Nós US

3 coisas que o escândalo da United nos ensina sobre a nossa cultura

Sacha
12 de abril de 2017
(you can read this article in English here)

É inevitável ter que enfrentar o que aconteceu com aquele passageiro naquele voo da United Airlines quando falamos de Estados Unidos. O episódio mostra algo sobre onde temos chegado enquanto cultura que, certamente, incomoda.

1. Não conseguimos controlar a nossa indignação

É praticamente possível cronometrar a sequência de acontecimentos cada vez que uma notícia destas aparece, tal é a situação do novo mundo de redes sociais. O caso da United não foi diferente. O nosso mundo tem câmeras disponíveis em qualquer dispositivo portátil e regras novas que permitem o uso delas mesmo no ar. Logo, as imagens do homem sendo arrastado do avião não demoraram em aparecer. E nem tampouco a indignação coletiva.

O que ocorreu é horrível e a reação da empresa só deixou as coisas piores, indiscutivelmente. Mas a sequência trágica já se tornou previsível—cada ataque à humanidade, à dignidade, segue a mesma linha. Virou fórmula para sensacionalizar, sem tratar do Sensacionalista. Indignamo-nos por causa de manchetes e vídeos curtos e perdemos o contexto e um entendimento mais completo do que acontece nestas situações. Não é difícil perceber porque isto não ajuda a melhorar o mal que é a causa delas.

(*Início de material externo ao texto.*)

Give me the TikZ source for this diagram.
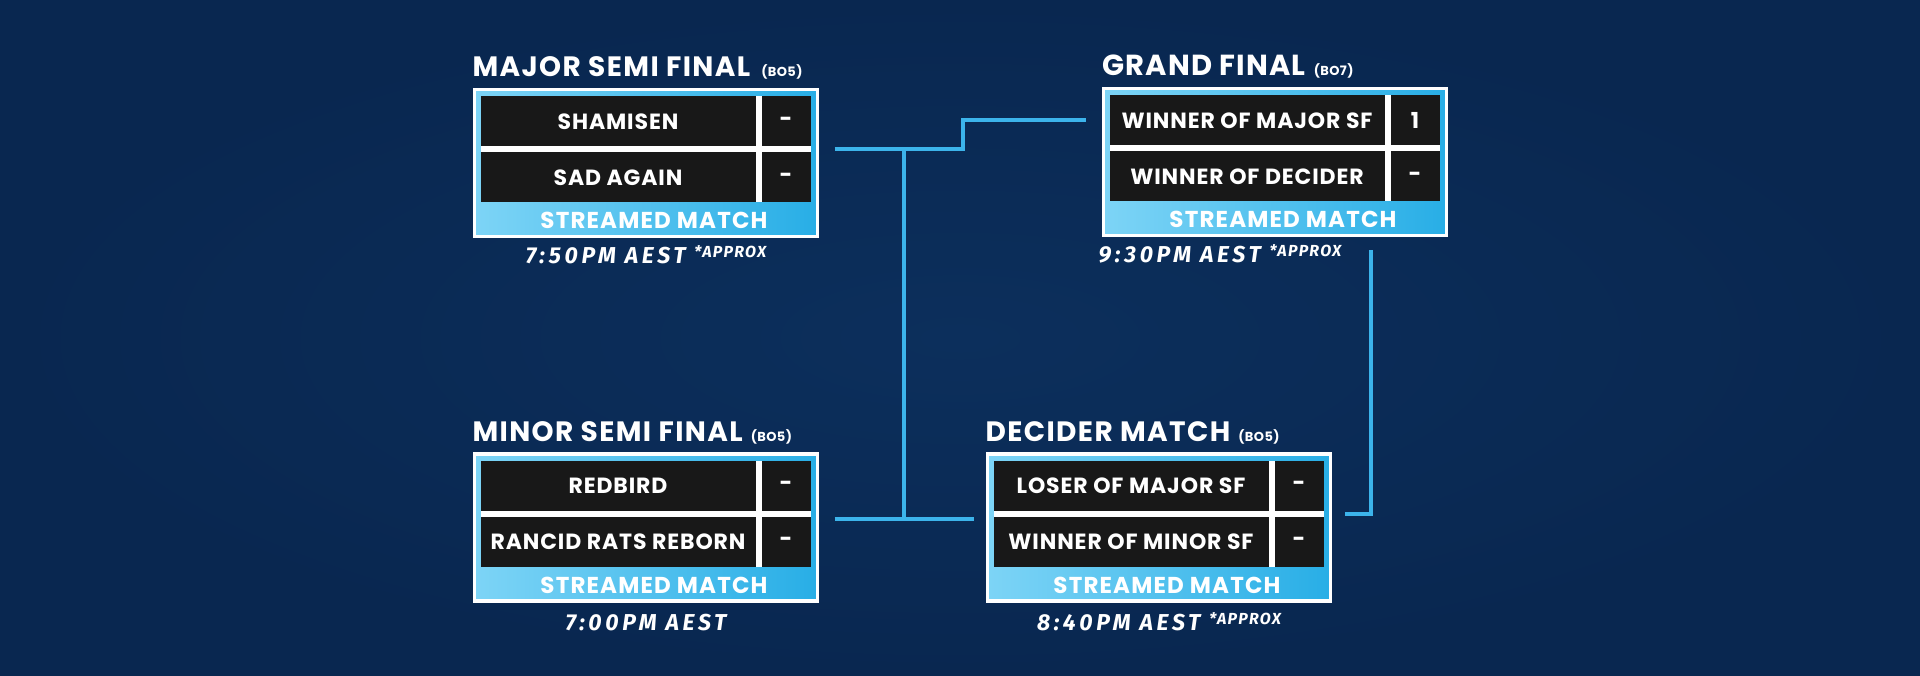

2. As empresas já aprenderam a comercializar essa indignação—mas não são isoladas dela, nem a United

Depois dos acontecimentos em Chicago, a United perdeu em torno de U$ 900 milhões. É uma soma impressionante, mas não é uma reação única. Justo antes, a Pepsi lançou uma propaganda comercializando imagens de luta popular e foi escoriada nas redes sociais por isso. As empresas já veem a nossa indignação como fonte de lucro e aplicam-na em campanhas com vários graus de êxito. Só que, às vezes, o grande lucro desejado pode ser mesmo ao contrário. O poder da indignação não é controlado pelas empresas, por mais que tentem.

3. Temos um problema de brutalidade policial

No fundo, o problema real não foi culpa da United, mas da unidade policial que tratou de remover o passageiro que se recusou a sair do avião. Assim que a companhia aérea se viu obrigada a chamar a polícia para tratar de uma situação de beligerância aparente, passou a responsabilidade pelo acontecido aos policiais. E na tradição da polícia de Chicago, não foi com calma e gentileza, como se vê nos múltiplos vídeos. Eis o problema.

Desde a morte em 2014 do jovem negro Michael Brown pelas mãos de um policial depois exonerado, a brutalidade policial e a injustiça têm surgido como tema na política americana. Os casos já são inúmeros e a cada semana temos mais algum, mais um exemplo deste desserviço à população. E nestes cinco anos, pouco ou nada se tem feito para encarar a agressão policial, a militarização de polícia civil ou as injustiças, claramente documentadas, cometidas pela polícia. Temos um problema de brutalidade policial que se agrava com os avanços na tecnologia e incrementos nos orçamentos. Sem confrontar este problema, haverá mais polémicas ao estilo United.